Prólogo
Se dice que en cierta ocasión, mientras Miguel Ángel estaba caminando cerca de un pedazo de mármol que había sido desechado, él exclamó: "¡Yo veo un ángel ahí!”. Su ingenio podía ver el potencial que otros habían descartado y, por supuesto, si alguna vez surgió un ángel de ese pedazo de mármol eso dependió del plan y la iniciativa personal del escultor.
Cristo puede ver muchas posibilidades en nosotros. Él vio en Zaqueo, el cobrador de impuestos deshonesto, a un recaudador honesto. Él pudo ver en una mujer inmoral a una adoradora que deleitaría el corazón de Dios.

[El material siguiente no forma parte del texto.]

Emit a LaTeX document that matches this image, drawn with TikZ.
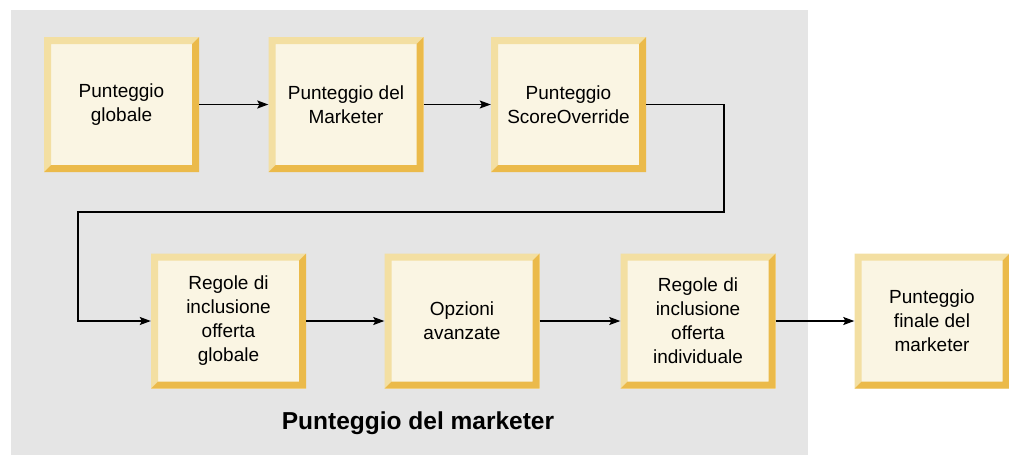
\documentclass[tikz,border=0pt]{standalone}
\usepackage{fontspec}
\setmainfont{Liberation Sans}
\usepackage{tikz}
\usetikzlibrary{arrows.meta}

\definecolor{sfondo}{HTML}{E5E5E5}
\definecolor{faccia}{HTML}{FAF5E3}
\definecolor{chiaro}{HTML}{F3DFA2}
\definecolor{scuro}{HTML}{EBBA4A}

\begin{document}
\begin{tikzpicture}[x=1pt,y=-1pt,
  blocco/.style={minimum width=155pt, minimum height=135pt, inner sep=0pt, fill=faccia, align=center,
    font=\fontsize{19}{24}\selectfont,
    path picture={
      \fill [chiaro] (path picture bounding box.north west) -- (path picture bounding box.north east)
        -- ([shift={(-7pt,-7pt)}]path picture bounding box.north east) -- ([shift={(7pt,-7pt)}]path picture bounding box.north west)
        -- ([shift={(7pt,7pt)}]path picture bounding box.south west) -- (path picture bounding box.south west) -- cycle;
      \fill [scuro] (path picture bounding box.south east) -- (path picture bounding box.north east)
        -- ([shift={(-7pt,-7pt)}]path picture bounding box.north east) -- ([shift={(-7pt,7pt)}]path picture bounding box.south east)
        -- ([shift={(7pt,7pt)}]path picture bounding box.south west) -- (path picture bounding box.south west) -- cycle;
    }},
  freccia/.style={line width=1.3pt, -{Stealth[length=11pt,width=8pt,inset=2pt]}}]

\useasboundingbox (0,0) rectangle (1009,455);
\fill [sfondo] (11,10) rectangle (808,455);

\node [blocco] (glob) at (121.5,104.5) {Punteggio\\globale};
\node [blocco] (mark) at (346,104.5) {Punteggio del\\Marketer};
\node [blocco] (over) at (568.5,104.5) {Punteggio\\ScoreOverride};

\node [blocco] (incg) at (228.5,321) {Regole di\\inclusione\\offerta\\globale};
\node [blocco] (opz) at (462,321) {Opzioni\\avanzate};
\node [blocco] (inci) at (698,321) {Regole di\\inclusione\\offerta\\individuale};
\node [blocco] (fin) at (932,321) {Punteggio\\finale del\\marketer};

\node [font=\fontsize{24.5}{30}\selectfont\bfseries] (titolo) at (418,423) {Punteggio del marketer};

\coordinate (giuD) at (724,212);
\coordinate (giuS) at (78,212);

\draw [freccia] (glob.east) -- (mark.west);
\draw [freccia] (mark.east) -- (over.west);
\draw [freccia] (over.east) -| (giuD) -- (giuS) |- (incg.west);
\draw [freccia] (incg.east) -- (opz.west);
\draw [freccia] (opz.east) -- (inci.west);
\draw [freccia] (inci.east) -- (fin.west);

\end{tikzpicture}
\end{document}
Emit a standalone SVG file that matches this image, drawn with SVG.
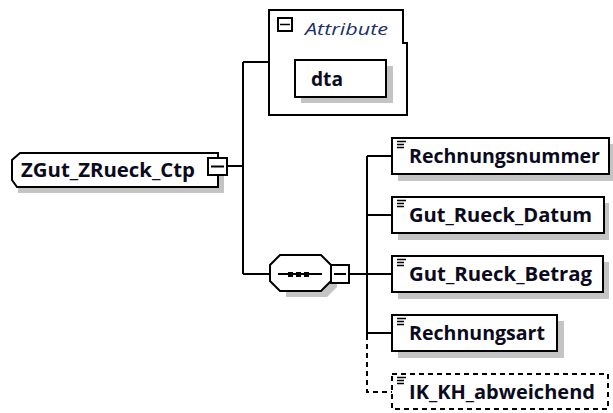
<svg xmlns="http://www.w3.org/2000/svg" width="613" height="413" viewBox="0 0 613 413">
<defs>
<style>
.ln{stroke:#000;stroke-width:2;fill:none}
.dash{stroke:#000;stroke-width:2;fill:none;stroke-dasharray:5,4}
.box{fill:#fff;stroke:#000;stroke-width:2}
.dbox{fill:#fff;stroke:#000;stroke-width:2;stroke-dasharray:5,4}
.sh{fill:#c4c4c4}
.lbl{font-family:"Open Sans","Liberation Sans",sans-serif;font-weight:bold;font-size:20px;fill:#0a0a20}
.att{font-family:"Open Sans","Liberation Sans",sans-serif;font-style:italic;font-size:17px;fill:#1b2f6a}
.ic{stroke:#000;stroke-width:1.3}
</style>
</defs>
<rect width="613" height="413" fill="#fff"/>
<g id="connectors">
<path class="ln" d="M228 166H243M243 62V274M243 62H269M243 274H270M349 274H367M367 156V335M367 156H392M367 215H392M367 274H392M367 333H392"/>
<path class="dash" d="M367 335V392H392"/>
</g>
<g id="root">
<path class="sh" d="M18 187H218V158H224V193H18Z"/>
<path class="box" d="M20 153H218V187H17L12 180V160Z"/>
<text class="lbl" x="21" y="177" textLength="174" lengthAdjust="spacingAndGlyphs">ZGut_ZRueck_Ctp</text>
<rect class="box" x="208" y="158" width="19" height="17"/>
<path d="M211 166.5H224" stroke="#000" stroke-width="2"/>
</g>
<g id="attributes">
<path class="box" d="M269 10H403V43H407V115H269Z"/>
<rect class="box" x="278" y="18" width="14" height="13" stroke-width="1.5"/>
<path d="M280 24.5H290" stroke="#000" stroke-width="1.5"/>
<text class="att" x="305" y="35" textLength="83" lengthAdjust="spacingAndGlyphs">Attribute</text>
</g>
<g id="dta">
<rect class="sh" x="301" y="66" width="92" height="37"/>
<rect class="box" x="295" y="60" width="91" height="37"/>
<text class="lbl" x="311" y="86" textLength="32" lengthAdjust="spacingAndGlyphs">dta</text>
</g>
<g id="sequence">
<path class="sh" d="M286 261H327L337 271V287L327 297H286Z"/>
<path class="box" d="M280 255H321L331 265V281L321 291H280L270 281V265Z"/>
<path class="ln" d="M278 274H322"/>
<rect x="288" y="272" width="5" height="5" fill="#000"/>
<rect x="296" y="272" width="5" height="5" fill="#000"/>
<rect x="304" y="272" width="5" height="5" fill="#000"/>
<rect class="box" x="331" y="265" width="18" height="18"/>
<path d="M334 274H346" stroke="#000" stroke-width="2"/>
</g>
<g id="Rechnungsnummer">
<rect class="sh" x="398" y="144" width="215" height="37"/>
<rect class="box" x="392" y="138" width="217" height="36"/>
<path class="ic" d="M397 141.5H406M397 144.5H404M397 147.5H404"/>
<text class="lbl" x="409" y="163" textLength="191" lengthAdjust="spacingAndGlyphs">Rechnungsnummer</text>
</g>
<g id="Gut_Rueck_Datum">
<rect class="sh" x="398" y="203" width="211" height="37"/>
<rect class="box" x="392" y="197" width="212" height="36"/>
<path class="ic" d="M397 200.5H406M397 203.5H404M397 206.5H404"/>
<text class="lbl" x="409" y="222" textLength="183" lengthAdjust="spacingAndGlyphs">Gut_Rueck_Datum</text>
</g>
<g id="Gut_Rueck_Betrag">
<rect class="sh" x="398" y="262" width="211" height="37"/>
<rect class="box" x="392" y="256" width="211" height="36"/>
<path class="ic" d="M397 259.5H406M397 262.5H404M397 265.5H404"/>
<text class="lbl" x="409" y="281" textLength="183" lengthAdjust="spacingAndGlyphs">Gut_Rueck_Betrag</text>
</g>
<g id="Rechnungsart">
<rect class="sh" x="398" y="321" width="166" height="37"/>
<rect class="box" x="392" y="315" width="165" height="36"/>
<path class="ic" d="M397 318.5H406M397 321.5H404M397 324.5H404"/>
<text class="lbl" x="409" y="340" textLength="136" lengthAdjust="spacingAndGlyphs">Rechnungsart</text>
</g>
<g id="IK_KH_abweichend">
<rect class="dbox" x="392" y="374" width="216" height="35"/>
<path class="ic" d="M397 377.5H406M397 380.5H404M397 383.5H404"/>
<text class="lbl" x="409" y="399" textLength="186" lengthAdjust="spacingAndGlyphs">IK_KH_abweichend</text>
</g>
</svg>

Él pudo ver en Saulo, el perseguidor, a Pablo, el predicador del cristianismo; y en Pedro, el hombre de barro, a un hombre de piedra.

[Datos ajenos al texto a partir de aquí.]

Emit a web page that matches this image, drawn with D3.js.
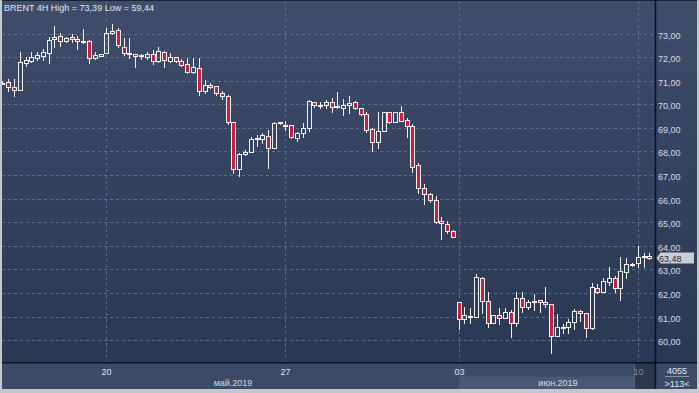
<!DOCTYPE html>
<html><head><meta charset="utf-8">
<script src="https://cdn.jsdelivr.net/npm/d3@7"></script>
<style>html,body{margin:0;padding:0;background:#c3c8d0;}svg{display:block;}</style>
</head><body>
<svg id="chart" width="699" height="393"></svg>
<script>
const title = "BRENT 4H High = 73,39 Low = 59,44";
const openV  = [70.90,70.94,70.72,70.62,71.76,71.85,71.95,72.06,72.19,72.75,72.89,72.69,72.77,72.75,72.65,72.69,71.95,72.05,72.19,73.01,73.15,72.44,72.12,72.13,72.03,72.00,72.12,71.82,72.20,71.82,72.00,71.85,71.69,71.36,71.52,70.58,70.82,70.76,70.48,70.35,69.24,67.24,67.88,67.99,68.53,68.54,68.65,68.16,69.21,69.10,69.11,68.58,68.77,69.01,70.08,69.93,69.97,70.08,69.88,69.83,69.97,70.10,69.83,69.59,68.94,68.39,68.87,69.66,69.26,69.66,69.33,69.08,67.43,66.44,66.18,65.94,65.04,64.92,64.63,61.61,60.91,61.01,61.00,62.62,61.67,60.74,61.05,60.95,61.19,60.74,61.78,61.42,61.62,61.70,61.61,61.53,60.19,60.53,60.55,60.78,61.24,61.14,60.53,62.20,62.06,62.48,62.62,62.22,62.90,63.20,63.28,63.53,63.58];
const highV  = [70.97,71.06,71.06,72.22,72.02,72.20,72.22,72.33,72.86,73.33,73.01,72.86,72.97,72.89,73.19,72.71,72.20,72.15,73.22,73.39,73.22,72.80,72.80,72.15,72.13,72.20,72.29,72.44,72.26,72.16,72.01,71.91,71.95,71.97,71.97,71.03,70.91,70.78,70.55,70.39,69.26,67.95,68.06,68.60,68.69,68.80,68.91,69.26,69.25,69.30,69.12,68.84,69.19,70.18,70.09,70.08,70.18,70.25,70.51,70.21,70.35,70.14,69.84,69.69,69.01,69.69,69.67,69.69,69.69,69.94,69.41,69.16,67.52,66.61,66.25,66.11,65.21,65.05,64.67,61.62,61.42,61.35,62.81,62.70,62.03,61.07,61.35,61.35,61.28,62.03,62.03,61.70,61.94,61.71,62.24,61.54,61.11,60.69,60.89,61.31,61.28,61.15,62.41,62.38,62.62,63.11,62.73,63.54,63.47,63.26,63.99,63.68,63.68];
const lowV   = [70.86,70.55,70.36,70.60,71.64,71.79,71.88,71.88,71.76,72.44,72.48,72.64,72.64,72.33,72.58,71.74,71.92,72.03,72.17,73.00,72.44,72.10,71.95,71.57,71.91,71.91,71.69,71.78,71.57,71.79,71.79,71.62,71.31,71.34,70.38,70.49,70.69,70.39,70.21,69.16,67.10,66.96,67.87,67.98,68.23,68.37,67.29,68.15,69.18,68.91,68.58,68.46,68.60,68.87,69.87,69.83,69.83,69.69,69.83,69.55,69.62,69.80,69.55,68.84,68.03,68.13,68.86,69.19,69.25,69.29,68.60,67.11,66.25,65.76,65.87,64.95,64.28,64.53,64.37,60.47,60.72,60.72,60.99,61.14,60.57,60.73,60.69,60.94,60.15,60.60,61.21,61.32,61.28,61.21,61.42,59.44,60.18,60.29,60.32,60.47,60.81,60.15,60.47,62.01,62.04,62.34,62.06,61.70,62.65,63.14,63.09,63.09,63.45];
const closeV = [70.92,70.72,70.62,71.78,71.88,71.99,72.09,72.20,72.72,72.84,72.69,72.80,72.84,72.67,72.69,71.95,72.08,72.13,73.03,73.12,72.50,72.16,72.17,72.05,72.07,72.12,71.82,72.25,71.88,72.00,71.82,71.66,71.36,71.57,70.58,70.82,70.72,70.48,70.35,69.26,67.24,67.88,67.99,68.53,68.58,68.69,68.13,69.22,69.24,69.12,68.60,68.77,69.01,70.14,69.97,69.97,70.08,69.87,69.91,69.97,70.07,69.83,69.57,68.91,68.39,68.87,69.66,69.26,69.66,69.30,69.09,67.35,66.44,66.18,65.94,65.02,64.95,64.64,64.39,60.89,61.05,61.04,62.67,61.67,60.74,61.05,60.95,61.19,60.72,61.78,61.42,61.61,61.65,61.61,61.53,60.19,60.55,60.56,60.78,61.24,61.14,60.53,62.24,62.06,62.51,62.62,62.22,62.95,63.22,63.23,63.54,63.56,63.48];
const dayTickIndex = [18, 49, 79, 110];
const dayTickLabels = ["20", "27", "03", "10"];
const monthLabels = ["май.2019", "июн.2019"];
const priceTicks = [60,61,62,63,64,65,66,67,68,69,70,71,72,73];
const lastPrice = 63.48;
const barCountLabel = "4055";
const visibleLabel = ">113<";

const W = 699, H = 393;
const plotL = 2, plotR = 655, plotT = 1, plotB = 362;
const svg = d3.select("#chart");
const defs = svg.append("defs");
const grad = defs.append("linearGradient").attr("id","bg").attr("x1",0).attr("y1",0).attr("x2",0).attr("y2",1);
grad.append("stop").attr("offset","0%").attr("stop-color","#3f4c6a");
grad.append("stop").attr("offset","100%").attr("stop-color","#2b3853");
defs.append("clipPath").attr("id","clip").append("rect")
  .attr("x",plotL).attr("y",plotT).attr("width",plotR-plotL).attr("height",plotB-plotT);

// frame
svg.append("rect").attr("x",0).attr("y",0).attr("width",W).attr("height",H).attr("fill","#c3c8d0");
svg.append("rect").attr("x",2).attr("y",0).attr("width",695).attr("height",plotB).attr("fill","url(#bg)");
svg.append("rect").attr("x",2).attr("y",0).attr("width",695).attr("height",1).attr("fill","#1b2333");
// bottom strip
svg.append("rect").attr("x",2).attr("y",plotB).attr("width",695).attr("height",389-plotB).attr("fill","#3d4a66");

const x = d3.scaleLinear().domain([0, openV.length-1]).range([2.4, 649.3]);
const y = d3.scaleLinear().domain([60, 73]).range([340.2, 33.5]);
const px = v => Math.round(x(v));
const py = v => Math.round(y(v));

// month bands
svg.append("rect").attr("x",px(79)).attr("y",376.5).attr("width",634-px(79)).attr("height",389-376.5).attr("fill","#4b5874");
svg.append("rect").attr("x",634).attr("y",plotB).attr("width",plotR-634).attr("height",389-plotB).attr("fill","#2c374f");
svg.append("line").attr("x1",634.5).attr("x2",634.5).attr("y1",plotB).attr("y2",389).attr("stroke","#56627a");

// grid
const g = svg.append("g").attr("clip-path","url(#clip)");
g.selectAll("line.hg").data(priceTicks).join("line").attr("class","hg")
  .attr("x1",plotL).attr("x2",plotR).attr("y1",d=>py(d)+0.5).attr("y2",d=>py(d)+0.5)
  .attr("stroke","#5d6d8c").attr("stroke-dasharray","3,3").attr("stroke-width",1);
g.selectAll("line.vg").data(dayTickIndex).join("line").attr("class","vg")
  .attr("x1",d=>px(d)+0.5).attr("x2",d=>px(d)+0.5).attr("y1",plotT).attr("y2",plotB)
  .attr("stroke","#5d6d8c").attr("stroke-dasharray","3,3").attr("stroke-width",1);

// candles
const data = openV.map((o,i)=>({i, o, h:highV[i], l:lowV[i], c:closeV[i]}));
const up = d => d.c >= d.o;
const cg = g.selectAll("g.c").data(data).join("g").attr("class","c");
cg.append("line")
  .attr("x1",d=>px(d.i)+0.5).attr("x2",d=>px(d.i)+0.5)
  .attr("y1",d=>py(d.h)).attr("y2",d=>py(Math.max(d.o,d.c)))
  .attr("stroke","#f2f2f2").attr("stroke-width",1);
cg.append("line")
  .attr("x1",d=>px(d.i)+0.5).attr("x2",d=>px(d.i)+0.5)
  .attr("y1",d=>py(Math.min(d.o,d.c))).attr("y2",d=>py(d.l)+1)
  .attr("stroke","#f2f2f2").attr("stroke-width",1);
cg.append("rect")
  .attr("x",d=>px(d.i)-1.5).attr("width",4)
  .attr("y",d=>py(Math.max(d.o,d.c))+0.5)
  .attr("height",d=>Math.max(1, py(Math.min(d.o,d.c))-py(Math.max(d.o,d.c))))
  .attr("fill",d=>up(d)?"none":"#c8203c")
  .attr("stroke","#f2f2f2").attr("stroke-width",1);

// axes lines
svg.append("line").attr("x1",655.5).attr("x2",655.5).attr("y1",0).attr("y2",389).attr("stroke","#0b101b").attr("stroke-width",1.5);
svg.append("line").attr("x1",2).attr("x2",697).attr("y1",362.75).attr("y2",362.75).attr("stroke","#0b101b").attr("stroke-width",1.5);

const font = "'Liberation Sans', Arial, sans-serif";
// price axis labels
const fmt = v => d3.format(".2f")(v).replace(".", ",");
svg.selectAll("text.pl").data(priceTicks).join("text").attr("class","pl")
  .attr("x",658).attr("y",d=>py(d)+4.5).text(fmt)
  .attr("font-family",font).attr("font-size",9).attr("fill","#d5dbe5");

// last price label
const ly = y(lastPrice);
svg.append("path").attr("d",`M656.5,${ly} L660.5,${ly-5.5} H694 V${ly+5.5} H660.5 Z`).attr("fill","#c9cdd4");
svg.append("text").attr("x",659).attr("y",ly+3.5).text(fmt(lastPrice))
  .attr("font-family",font).attr("font-size",9).attr("fill","#262a30");

// title
svg.append("text").attr("x",4).attr("y",11).text(title)
  .attr("font-family",font).attr("font-size",9).attr("fill","#e2e7ef");

// day labels
svg.selectAll("text.dl").data(dayTickIndex).join("text").attr("class","dl")
  .attr("x",d=>px(d)+0.5).attr("y",374.5).attr("text-anchor","middle")
  .text((d,k)=>dayTickLabels[k])
  .attr("font-family",font).attr("font-size",9)
  .attr("fill",(d,k)=>k===3?"#7f8aa0":"#dfe4ec");
// month labels
svg.append("text").attr("x",233).attr("y",385.5).attr("text-anchor","middle").text(monthLabels[0])
  .attr("font-family",font).attr("font-size",9).attr("fill","#d5dbe5");
svg.append("text").attr("x",558).attr("y",385.5).attr("text-anchor","middle").text(monthLabels[1])
  .attr("font-family",font).attr("font-size",9).attr("fill","#d5dbe5");

// bottom-right box
svg.append("text").attr("x",677).attr("y",373.5).attr("text-anchor","middle").text(barCountLabel)
  .attr("font-family",font).attr("font-size",9).attr("fill","#e2e7ef");
svg.append("line").attr("x1",665).attr("x2",689).attr("y1",376.5).attr("y2",376.5).attr("stroke","#8a95aa");
svg.append("text").attr("x",677).attr("y",386.5).attr("text-anchor","middle").text(visibleLabel)
  .attr("font-family",font).attr("font-size",9).attr("fill","#e2e7ef");
</script>
</body></html>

En estas páginas veremos cómo Cristo transformó a Pedro, el pescador, en un apóstol. Pedro, con aquella personalidad compulsiva, sería moldeado hasta que poseyera una identidad firme y a la vez dócil. Sus temores tuvieron que abrirle camino a la fe, y su inestabilidad debía tornarse en un fundamento firme. La duna necesitaba ser transformada en una roca.
A medida que brevemente observemos las experiencias de Pedro, nos sentiremos reprendidos, motivados, desafiados y, especialmente, fortalecidos en nuestro propio caminar con Cristo. Como si estuviéramos mirando en un espejo, no veremos más a Pedro, sino nos veremos a nosotros mismos, ya que el Escultor divino, quien pacientemente moldeó a este pescador, continúa realizando su trabajo en nuestros corazones. No importa qué tan lejos hayamos llegado, Él continuará moldeando nuestras rudas asperezas hasta que le veamos cara a cara. Gracias a Dios que el Artista que moldeó a Pedro también es nuestro Escultor.